Jenson Button still in talks over Formula 1 future

Jenson Button remained tight-lipped about his Formula One future amid reports he would announce his retirement from the sport in Japan.

Jenson Button still in talks over Formula 1 future

Jenson Button remained tight-lipped about his Formula One future amid reports he would announce his retirement from the sport in Japan.

The 2009 world champion hinted after the last race in Singapore that he may end his 16-year career in motor racing’s elite category after he failed to reach the chequered flag.

But quizzed on his future in Japan, Button, in the midst of a lacklustre campaign, said he could not comment on his whereabouts for next season.

“I can’t give you anything else since the last race,” said Button. “There is no more information to give you so you are going to have to wait a little while, I am sorry to say.

“We are in good talks, the team and myself, and that is it.”

Button has scored only six points from 13 races with McLaren's renewed Honda relationship having long since descended into a farce.

Speaking after he retired with a gearbox failure in Singapore, Button said: ’The joy you get is competing. It’s about fighting at the front. It’s about the possibility of standing on top of the podium. That’s the joy of Formula One.”

It appeared to be the biggest hint year that Button would not extend his career, which has yielded 281 grands prix, 15 victories, and one world championship, into a 17th season.

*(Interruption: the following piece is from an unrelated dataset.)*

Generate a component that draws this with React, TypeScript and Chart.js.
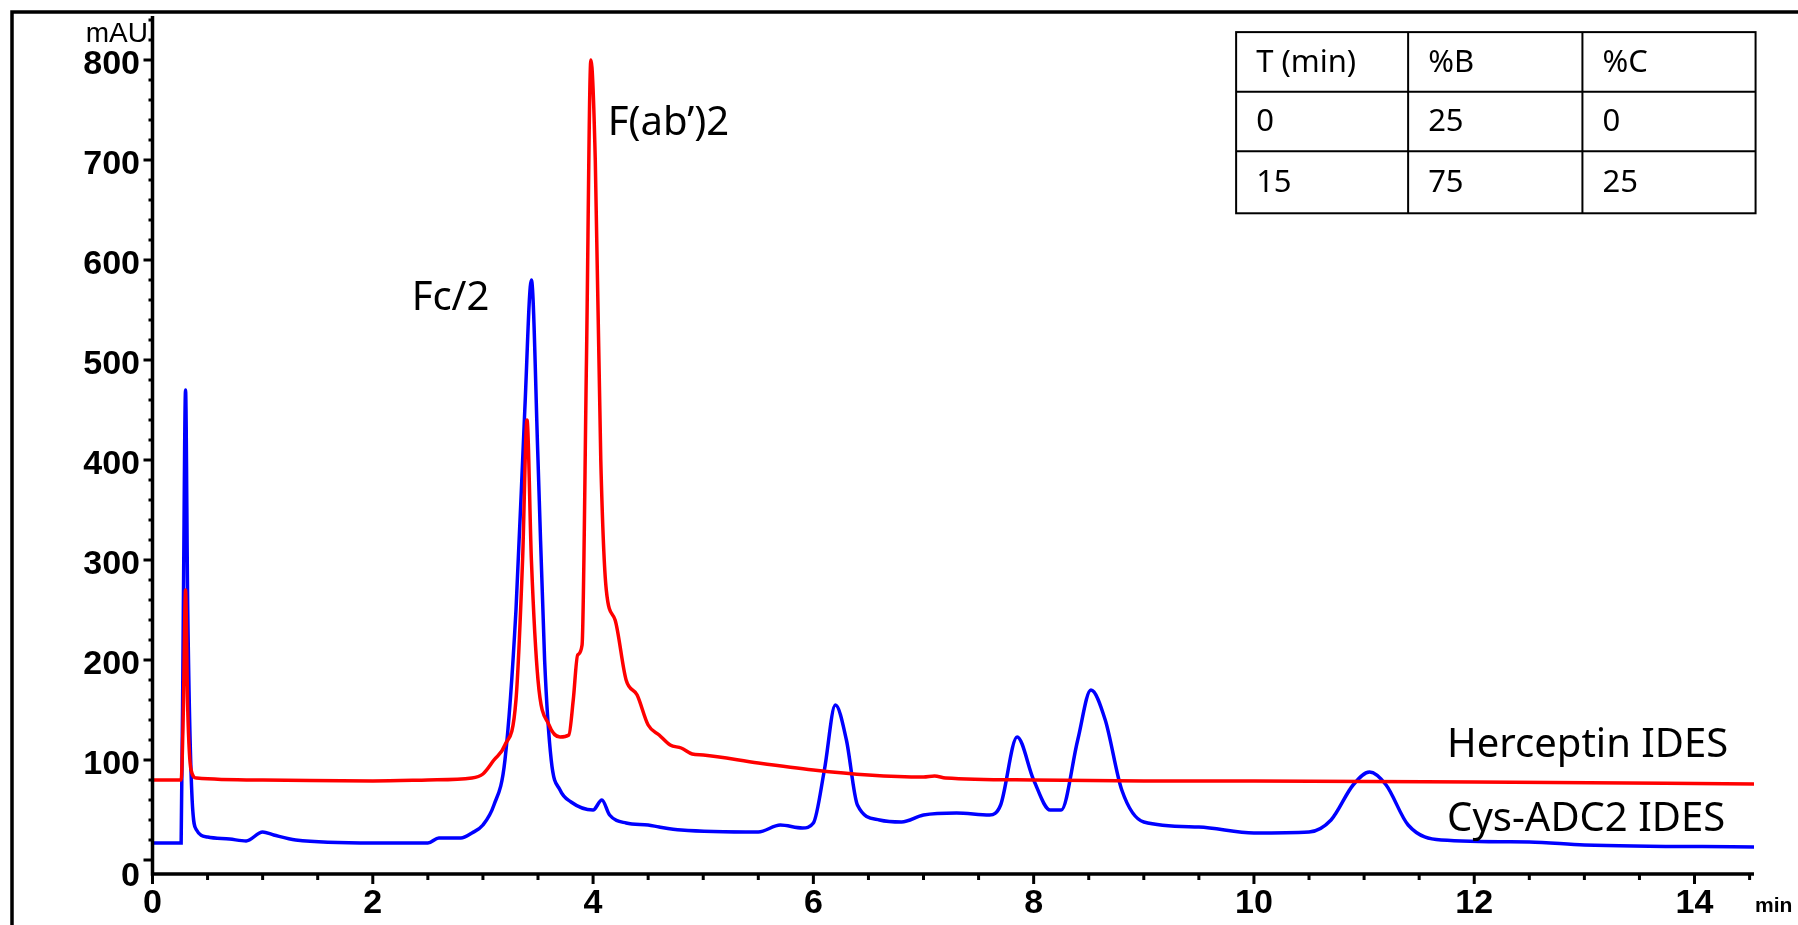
import { useEffect, useRef } from "react";
import Chart from "chart.js/auto";

// retention time (min) / absorbance (mAU)
const hercTime = [0, 0.26, 0.28, 0.3, 0.32, 0.35, 0.4, 1, 2, 2.5, 2.9, 3.0, 3.1, 3.2, 3.3, 3.36, 3.4, 3.44, 3.5, 3.6, 3.7, 3.78, 3.82, 3.86, 3.9, 3.94, 3.98, 4.02, 4.07, 4.12, 4.2, 4.3, 4.4, 4.5, 4.6, 4.7, 4.8, 4.9, 5.0, 5.5, 6, 6.5, 7, 7.1, 7.2, 8, 9, 10, 12, 14.6];
const hercValues = [80, 80, 150, 270, 150, 90, 82, 80, 79, 80, 82, 86, 100, 115, 160, 300, 440, 300, 180, 135, 123, 125, 160, 205, 215, 500, 800, 700, 400, 270, 240, 180, 165, 135, 125, 115, 112, 106, 105, 97, 90, 85, 83, 84, 82, 80, 79, 79, 78, 76];

const cysTime = [0, 0.26, 0.28, 0.3, 0.32, 0.36, 0.4, 0.5, 0.7, 0.85, 1.0, 1.1, 1.3, 2, 2.5, 2.6, 2.8, 2.9, 3.0, 3.1, 3.2, 3.3, 3.38, 3.44, 3.5, 3.56, 3.62, 3.7, 3.8, 4.0, 4.08, 4.15, 4.3, 4.5, 4.6, 4.8, 5.5, 5.7, 5.9, 6.0, 6.1, 6.2, 6.3, 6.4, 6.6, 6.8, 7.0, 7.3, 7.6, 7.7, 7.85, 8.0, 8.15, 8.25, 8.4, 8.52, 8.65, 8.8, 9.0, 9.5, 10, 10.5, 10.7, 10.9, 11.05, 11.2, 11.4, 11.7, 12.5, 13, 14.6];
const cysValues = [17, 17, 250, 470, 250, 60, 30, 23, 21, 19, 28, 25, 20, 17, 17, 22, 22, 27, 35, 55, 100, 250, 450, 580, 400, 200, 100, 70, 58, 50, 60, 45, 37, 35, 33, 30, 28, 35, 32, 37, 90, 155, 120, 55, 40, 38, 45, 47, 45, 55, 123, 80, 50, 50, 120, 170, 140, 70, 38, 33, 27, 28, 40, 75, 88, 75, 35, 20, 18, 15, 13];

const tableRows = [
  ["T (min)", "%B", "%C"],
  ["0", "25", "0"],
  ["15", "75", "25"],
];

const S = 1798 / 1568;
const narrow = "'Liberation Sans Narrow', 'Liberation Sans', Arial, sans-serif";

const decor = {
  id: "decor",
  afterDraw(chart: any) {
    const ctx = chart.ctx;
    const x = chart.scales.x;
    const y = chart.scales.y;
    const a = chart.chartArea;
    ctx.save();
    ctx.strokeStyle = "#000";
    ctx.fillStyle = "#000";
    // outer frame
    ctx.lineWidth = 3.5;
    ctx.beginPath();
    ctx.moveTo(12, 925);
    ctx.lineTo(12, 12);
    ctx.lineTo(1798, 12);
    ctx.stroke();
    // axes
    ctx.beginPath();
    ctx.moveTo(a.left, a.top);
    ctx.lineTo(a.left, a.bottom);
    ctx.lineTo(a.right, a.bottom);
    ctx.stroke();
    // y ticks
    for (let v = 0; v <= 840; v += 20) {
      const py = y.getPixelForValue(v);
      const major = v % 100 === 0;
      ctx.lineWidth = 3;
      ctx.beginPath();
      ctx.moveTo(a.left - (major ? 9 : 4), py);
      ctx.lineTo(a.left, py);
      ctx.stroke();
    }
    // x ticks
    for (let v = 0; v <= 14.5; v += 0.5) {
      const px = x.getPixelForValue(v);
      const major = v % 2 === 0;
      ctx.lineWidth = 3;
      ctx.beginPath();
      ctx.moveTo(px, a.bottom);
      ctx.lineTo(px, a.bottom + (major ? 10 : 6));
      ctx.stroke();
    }
    // tick labels
    ctx.font = `bold 34px ${narrow}`;
    ctx.textAlign = "right";
    ctx.textBaseline = "middle";
    for (let v = 0; v <= 800; v += 100) {
      ctx.fillText(String(v), 140, y.getPixelForValue(v) + 5 + (v === 0 ? 12 : 0));
    }
    ctx.textAlign = "center";
    ctx.textBaseline = "top";
    for (let v = 0; v <= 14; v += 2) {
      ctx.fillText(String(v), x.getPixelForValue(v), a.bottom + 13);
    }
    ctx.font = `bold 21px ${narrow}`;
    ctx.textAlign = "left";
    ctx.fillText("min", 1755, 896);
    ctx.font = "28px 'Liberation Sans', Arial, sans-serif";
    ctx.textAlign = "right";
    ctx.fillText("mAU", 148, 20);
    // annotations
    ctx.font = "40px 'Noto Sans', 'Open Sans', sans-serif";
    ctx.textAlign = "left";
    ctx.textBaseline = "middle";
    ctx.fillText("Fc/2", 359 * S, 260 * S);
    ctx.fillText("F(ab\u2019)2", 530 * S, 108 * S);
    ctx.fillText("Herceptin IDES", 1262 * S, 650 * S);
    ctx.fillText("Cys-ADC2 IDES", 1262 * S, 715 * S);
    // gradient table
    const cols = [1078, 1228, 1380, 1531].map((c) => c * S);
    const rows = [28, 80, 132, 186].map((r) => r * S);
    ctx.lineWidth = 2;
    ctx.strokeRect(cols[0], rows[0], cols[3] - cols[0], rows[3] - rows[0]);
    ctx.beginPath();
    for (const c of cols.slice(1, 3)) { ctx.moveTo(c, rows[0]); ctx.lineTo(c, rows[3]); }
    for (const r of rows.slice(1, 3)) { ctx.moveTo(cols[0], r); ctx.lineTo(cols[3], r); }
    ctx.stroke();
    ctx.font = "31px 'Noto Sans', 'Open Sans', sans-serif";
    tableRows.forEach((row, i) => {
      row.forEach((cell, j) => {
        ctx.fillText(cell, cols[j] + 20, (rows[i] + rows[i + 1]) / 2 + 1);
      });
    });
    ctx.restore();
  },
};

export default function App() {
  const ref = useRef<HTMLCanvasElement>(null);
  useEffect(() => {
    if (!ref.current) return;
    const chart = new Chart(ref.current, {
      type: "line",
      data: {
        datasets: [
          {
            label: "Herceptin IDES",
            data: hercTime.map((t, i) => ({ x: t, y: hercValues[i] })),
            borderColor: "#ff0000",
            borderWidth: 3.5,
            pointRadius: 0,
            cubicInterpolationMode: "monotone",
          },
          {
            label: "Cys-ADC2 IDES",
            data: cysTime.map((t, i) => ({ x: t, y: cysValues[i] })),
            borderColor: "#0000ff",
            borderWidth: 3.5,
            pointRadius: 0,
            cubicInterpolationMode: "monotone",
          },
        ],
      },
      plugins: [decor],
      options: {
        animation: false,
        responsive: false,
        layout: { padding: { left: 11, right: 44, top: 16, bottom: 11 } },
        plugins: { legend: { display: false }, tooltip: { enabled: false } },
        scales: {
          x: {
            type: "linear",
            min: 0,
            max: 14.54,
            grid: { display: false },
            border: { display: false },
            ticks: { display: false },
            afterFit: (s: any) => { s.height = 40; },
          },
          y: {
            min: -14,
            max: 844,
            grid: { display: false },
            border: { display: false },
            ticks: { display: false },
            afterFit: (s: any) => { s.width = 141.5; },
          },
        },
      },
    });
    return () => chart.destroy();
  }, []);
  return (
    <div style={{ position: "fixed", left: 0, top: 0, width: 1798, height: 925, background: "#fff" }}>
      <canvas ref={ref} width={1798} height={925} />
    </div>
  );
}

But ahead of this week’s Japanese Grand Prix, the 35-year-old, who has been linked with a move to the World Endurance Championship, as former Red Bull racer Mark Webber did in 2014, and a career in television as a new presenter of Top Gear, said: “There are so many possibilities about what can happen next year - so many possibilities, but I have got nothing else for you I am sorry to say.

“I do not think any driver has joy when they are not fighting for victories and that is what we are here to do, the challenge of fighting at the front and the possibility of fighting at the front.

“I don’t like finishing 14th. I don’t like finishing 10th. That is not what gives me joy and that is not what excites me.

“But there are so many other things that if they work in your favour, if you see a future, there is the possibility of joy coming back and that is exciting. That is a challenge but after the Singapore Grand Prix I was not joyful.”